Predict regions of open chromatin
Modkit comes with a machine learning model that has been trained to identify regions of open chromatin based on 6mA signal. You can invoke this model with the following command:
$ modkit open-chromatin predict ${mod_bam} \
--model ${model} \
--log modkit_predict.log \
-o ./accessible_regions.bedgraph \
--device 0
Where ${model}
is the path to the directory with the model, for example dist_modkit_v0.5.0_38fda16/models/r1041_e82_400bps_hac_v5.2.0@v0.1.0
.
The output of the command is a bedGraph file with the following schema:
column | name | description | type |
---|---|---|---|
1 | chrom | contig or scaffold | string |
2 | start | start of the region | int |
3 | end | end of the region | int |
4 | probability | accessibility probability, (0.0, 1) | float |
Configuring --step-size
The open chromatin model in Modkit works by making predictions on 100 base pair windows of the genome.
The output of the model is a prediction probability between 0.0 and 1.0, non-inclusive.
To make predictions on the whole genome (or regions when the --include-bed
option is provided) Modkit applies the model to overlapping windows.
The --step-size
determines how much to advance before making another prediction:
Genome <--//------------------//->
Window 1 |---w----|
Window 2 |_s_|---w----|
In the above w
is the window size (100bp with the current model) and s
is the step size which can be configured via the --step-size
parameter.
The smaller the step size, the finer-graned resolution the output at the cost of more computation.
This can be seen in the following example browser image:
Step size of 25 base pairs is the default.
Using --threshold
to get regions of high confidence
As seen above, the output from ope-chromatin predict
is a stream of probabilities over the genome or desired region of the genome.
A lot of these predictions are going to be very close to zero.
You can remove low-probability regions with the --threshold
option so that only intervals with a probability greater than or equal to this value are reported.
Using this option in combination with bedtools merge
can transform the bedGraph file into a BED of predicted open chromatin regions.
$ modkit open-chromatin predict ${bam} \
--model ${model} \
--threshold 0.8 \
--include-bed promoters_slop2000.bed \
-o stdout \
| bedtools merge -i - > accessible_regions.bed
Running with a GPU
Modkit comes distributed with the capability to run open chromatin prediction on a normal CPU, NVIDIA GPUs, and can be built to run on Apple GPUs.
The normal distribution only has the capability to run on CPU hardware.
At the current stage of development this configuration is probably too slow for most practical purposes outside of small region checks.
The candle
distribution can be downloaded and used with NVIDIA GPUs directly, however we cannot guarantee that it will work on every GPU setup.
For the best performance on GPU or CPU, the tch
(pytorch) distribution is recommended, however it requires that you download libtorch from the internet.
Instructions can be found in the BUILD_NOTES_*.txt
packaged with the software.
Troubleshooting: Checking your input data
To predict regions of open chromatin, the input modBAM should have 6mA base modification calls.
You can quickly check that you have valid 6mA calls using the check-tags
command:
$ modkit modbam check-tags ${bam} --head 1000
This command will return non-zero when you have invalid MM/ML SAMTags.
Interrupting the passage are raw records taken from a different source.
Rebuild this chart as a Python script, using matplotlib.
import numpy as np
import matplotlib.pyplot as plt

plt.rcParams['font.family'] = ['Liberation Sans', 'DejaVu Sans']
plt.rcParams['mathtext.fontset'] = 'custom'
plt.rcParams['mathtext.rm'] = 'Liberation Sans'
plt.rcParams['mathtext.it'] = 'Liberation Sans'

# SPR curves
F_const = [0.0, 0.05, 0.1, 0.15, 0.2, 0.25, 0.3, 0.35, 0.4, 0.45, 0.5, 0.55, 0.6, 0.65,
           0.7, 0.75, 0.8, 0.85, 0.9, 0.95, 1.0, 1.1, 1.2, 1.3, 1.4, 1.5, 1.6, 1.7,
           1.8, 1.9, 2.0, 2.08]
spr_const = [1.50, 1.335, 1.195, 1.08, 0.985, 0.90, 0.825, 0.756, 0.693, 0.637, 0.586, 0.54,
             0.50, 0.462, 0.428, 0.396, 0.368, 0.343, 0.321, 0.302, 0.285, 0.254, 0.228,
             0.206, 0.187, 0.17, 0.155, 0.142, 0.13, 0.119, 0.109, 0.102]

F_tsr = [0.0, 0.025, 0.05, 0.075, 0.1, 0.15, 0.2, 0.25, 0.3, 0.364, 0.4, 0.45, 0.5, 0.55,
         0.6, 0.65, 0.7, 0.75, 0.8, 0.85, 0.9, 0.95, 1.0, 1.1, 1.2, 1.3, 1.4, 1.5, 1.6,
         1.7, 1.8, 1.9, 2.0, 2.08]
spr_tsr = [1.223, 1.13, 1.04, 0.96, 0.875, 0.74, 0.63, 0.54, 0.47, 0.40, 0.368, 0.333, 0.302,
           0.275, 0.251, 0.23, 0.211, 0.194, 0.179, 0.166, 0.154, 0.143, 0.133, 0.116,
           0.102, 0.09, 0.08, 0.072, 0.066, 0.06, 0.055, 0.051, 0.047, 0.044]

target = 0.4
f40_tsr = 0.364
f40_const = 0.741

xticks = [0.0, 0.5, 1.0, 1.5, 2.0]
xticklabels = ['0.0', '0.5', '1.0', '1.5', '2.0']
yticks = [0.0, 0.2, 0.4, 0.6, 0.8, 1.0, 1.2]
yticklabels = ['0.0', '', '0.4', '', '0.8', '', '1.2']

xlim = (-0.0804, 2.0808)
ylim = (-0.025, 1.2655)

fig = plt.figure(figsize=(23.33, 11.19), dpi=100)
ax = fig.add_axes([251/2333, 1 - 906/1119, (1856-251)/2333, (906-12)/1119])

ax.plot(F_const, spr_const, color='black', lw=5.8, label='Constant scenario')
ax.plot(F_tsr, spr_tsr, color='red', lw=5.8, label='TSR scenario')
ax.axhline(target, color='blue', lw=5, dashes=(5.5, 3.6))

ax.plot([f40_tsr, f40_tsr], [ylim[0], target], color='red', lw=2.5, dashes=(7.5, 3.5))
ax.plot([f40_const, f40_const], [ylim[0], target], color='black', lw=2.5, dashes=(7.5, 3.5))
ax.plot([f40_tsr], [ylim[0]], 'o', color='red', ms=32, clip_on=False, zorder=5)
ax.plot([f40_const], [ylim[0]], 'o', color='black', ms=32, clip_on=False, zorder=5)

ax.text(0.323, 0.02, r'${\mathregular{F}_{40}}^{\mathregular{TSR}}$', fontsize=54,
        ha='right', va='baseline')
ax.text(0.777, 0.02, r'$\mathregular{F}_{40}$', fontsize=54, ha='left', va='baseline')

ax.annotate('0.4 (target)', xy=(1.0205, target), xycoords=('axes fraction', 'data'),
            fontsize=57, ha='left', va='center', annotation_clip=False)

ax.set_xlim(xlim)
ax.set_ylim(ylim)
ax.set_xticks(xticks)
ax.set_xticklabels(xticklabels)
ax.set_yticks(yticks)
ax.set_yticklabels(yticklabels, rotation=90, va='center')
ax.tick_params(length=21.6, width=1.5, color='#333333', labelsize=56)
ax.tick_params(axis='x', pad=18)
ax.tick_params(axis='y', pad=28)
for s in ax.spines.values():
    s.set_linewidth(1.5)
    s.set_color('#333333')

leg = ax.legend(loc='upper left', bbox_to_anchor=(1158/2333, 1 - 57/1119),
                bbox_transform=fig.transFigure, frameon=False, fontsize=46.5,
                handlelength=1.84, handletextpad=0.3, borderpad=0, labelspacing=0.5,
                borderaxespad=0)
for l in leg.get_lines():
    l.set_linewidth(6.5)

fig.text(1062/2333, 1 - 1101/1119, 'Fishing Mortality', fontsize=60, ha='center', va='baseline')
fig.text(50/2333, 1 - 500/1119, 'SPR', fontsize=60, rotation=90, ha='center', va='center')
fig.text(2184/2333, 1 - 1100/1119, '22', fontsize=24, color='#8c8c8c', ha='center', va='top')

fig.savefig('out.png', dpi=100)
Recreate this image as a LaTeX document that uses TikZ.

You should expect to see an output similar to this:
> checking tags on first 1000 reads
> no errors
> num PASS records: 1000 (100.00%)
> num records: 1000
> valid record tag headers:
+------------+-------+
| tag_header | count |
+------------+-------+
| A+a. | 1000 |
+------------+-------+
> modified bases:
+--------+--------------+----------+------+
| strand | primary_base | mod_code | mode |
+--------+--------------+----------+------+
| + | A | a | . |
+--------+--------------+----------+------+